The inquiry was established in April last year at the height of the efforts to force the then Prime Minister from office.

Continuing to pursue it long after his resignation from the highest office in the land will look petty and vindictive to many.

And, despite the strength of its conclusions, the committee uncovered little in the way of new evidence.

It’s finding that he lied – and the 90-day suspension that came with it – was based on ‘the balance of probabilities’.

Putting the worst possible gloss on the evidence, MPs found it was ‘highly unlikely’ he could have really believed he was telling the truth when he offered reassurances to parliament about Partygate.

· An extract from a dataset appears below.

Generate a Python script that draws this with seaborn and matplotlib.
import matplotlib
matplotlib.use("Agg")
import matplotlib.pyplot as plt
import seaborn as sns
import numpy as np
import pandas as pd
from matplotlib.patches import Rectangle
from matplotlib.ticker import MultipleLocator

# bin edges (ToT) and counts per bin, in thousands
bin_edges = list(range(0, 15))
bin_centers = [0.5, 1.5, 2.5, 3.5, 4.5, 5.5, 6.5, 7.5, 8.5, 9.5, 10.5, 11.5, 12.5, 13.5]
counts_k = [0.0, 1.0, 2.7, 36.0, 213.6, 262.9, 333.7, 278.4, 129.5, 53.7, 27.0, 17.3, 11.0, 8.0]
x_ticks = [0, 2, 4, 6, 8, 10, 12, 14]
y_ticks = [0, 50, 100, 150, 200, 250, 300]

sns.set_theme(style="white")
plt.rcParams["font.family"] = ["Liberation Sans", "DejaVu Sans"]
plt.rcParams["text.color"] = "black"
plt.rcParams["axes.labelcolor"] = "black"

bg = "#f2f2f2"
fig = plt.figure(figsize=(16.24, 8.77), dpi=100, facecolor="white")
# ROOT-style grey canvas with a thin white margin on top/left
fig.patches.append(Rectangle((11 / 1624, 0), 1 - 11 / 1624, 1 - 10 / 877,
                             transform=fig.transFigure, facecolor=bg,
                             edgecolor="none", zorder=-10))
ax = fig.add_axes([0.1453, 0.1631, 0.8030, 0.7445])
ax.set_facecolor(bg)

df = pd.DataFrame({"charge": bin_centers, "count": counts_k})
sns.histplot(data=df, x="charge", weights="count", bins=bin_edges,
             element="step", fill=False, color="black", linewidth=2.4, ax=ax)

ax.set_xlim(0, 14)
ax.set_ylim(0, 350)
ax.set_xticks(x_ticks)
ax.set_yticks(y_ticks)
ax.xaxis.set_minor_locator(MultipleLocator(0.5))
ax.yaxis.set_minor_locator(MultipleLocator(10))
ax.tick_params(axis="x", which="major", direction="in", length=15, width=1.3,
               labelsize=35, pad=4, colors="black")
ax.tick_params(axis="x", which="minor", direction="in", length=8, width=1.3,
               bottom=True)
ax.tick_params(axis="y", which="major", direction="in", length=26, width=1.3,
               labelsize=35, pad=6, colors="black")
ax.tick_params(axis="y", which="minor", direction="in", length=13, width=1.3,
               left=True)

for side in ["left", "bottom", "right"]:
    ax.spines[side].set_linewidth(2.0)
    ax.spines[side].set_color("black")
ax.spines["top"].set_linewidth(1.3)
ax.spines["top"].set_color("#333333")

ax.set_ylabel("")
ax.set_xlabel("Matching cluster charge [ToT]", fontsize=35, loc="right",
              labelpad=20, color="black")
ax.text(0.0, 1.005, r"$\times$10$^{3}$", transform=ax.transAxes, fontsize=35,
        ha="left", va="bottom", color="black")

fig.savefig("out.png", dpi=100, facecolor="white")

What is more, there have been questions from the start about whether the committee approached the issue with a genuinely open mind.

Miss Harman, for example, tweeted in April last year that Mr Johnson’s failure to challenge a police fine over a so-called ‘birthday party’ in No 10 meant he was ‘also admitting (he) misled the House of Commons’.

Mr Johnson said senior Tory Sir Bernard Jenkin had a ‘personal antipathy to me that was historic and well-known’. Yesterday Sir Bernard faced accusations of hypocrisy over reports that he attended a lockdown drinks party himself.

Boris’ supporters are angry that Rishi Sunak has refused to block the report

There is no doubt that Tory whips took their eye off the ball last year when they allowed the Commons motion establishing the inquiry to sail through without a vote – and when they permitted Miss Harman to take the chair.

Mr Johnson today said he initially viewed the inquiry as a ‘time-wasting procedural stunt by the Labour Party’.

Boris Johnson Partygate report – key points:

  • The Privileges Committee said that if he had not resigned last week Mr Johnson should have been suspended from the Commons for 90 days
  • The Privileges Committee said Boris Johnson committed a ‘serious contempt of the House’ through his Partygate denials. 
  • That section would have taken into account his attacks on the committee as a ‘kangaroo court’ in recent days
  • Only Keith Vaz, the Labour MP who was banned for six months over a drug-fuelled gathering with male prostitutes’, has been barred for longer
  • The Committee suggested Mr Johnson should be barred from having a parliamentary pass, which is normally available to former MPs.

His supporters are angry that Rishi Sunak has refused to block the report. No 10 confirmed today that MPs will get a free vote on its findings on Monday. Sources suggested that Mr Sunak may duck the vote entirely.

Allies of the PM suggest that even if he had been sympathetic to Mr Johnson’s cause, there was little he could have done. A previous attempt by Mr Johnson to help the former environment secretary Owen Paterson to escape censure backfired spectacularly.

But the perception that Mr Sunak was unwilling to lift a finger to help, coupled with anger over the handling of Mr Johnson’s resignation honours list, has fuelled suspicions that he wants to destroy his rival, and risks triggering a new civil war in Tory ranks.

Nadine Dorries warned today that any Conservative MP who backs the vote in Monday night’s vote risks deselection by their local party.

‘Any Conservative MP who would vote for this report is fundamentally not a Conservative and will be held to account,’ she declared ominously.

Mr Johnson is understandably furious today, describing the committee’s findings as ‘deranged’.

He knows that the committee’s findings cannot be challenged in a court of law. But it is also not the end of the road.

Friends believe that, once the vote has been held on Monday he will allow the dust to settle – for now – and focus on his family, his finances and his memoirs.

‘He is not about to start a long-term war with Rishi,’ said one. ‘He wants to hang up his hat for a bit and see how things play out.’

But allies also believe that today’s findings are so one-sided and unfair that they could one day even prove to be the foundation for his political return.

‘They are making a martyr of him,’ said one friend. ‘The findings are so extreme that it is easy to imagine how he might one day wave them around at a Tory leadership hustings and say, “How much must my political enemies fear me to have done this?”’

Mr Johnson’s enemies are gloating today. But they would be wrong to assume that even this attempt at political assassination will kill him off for good.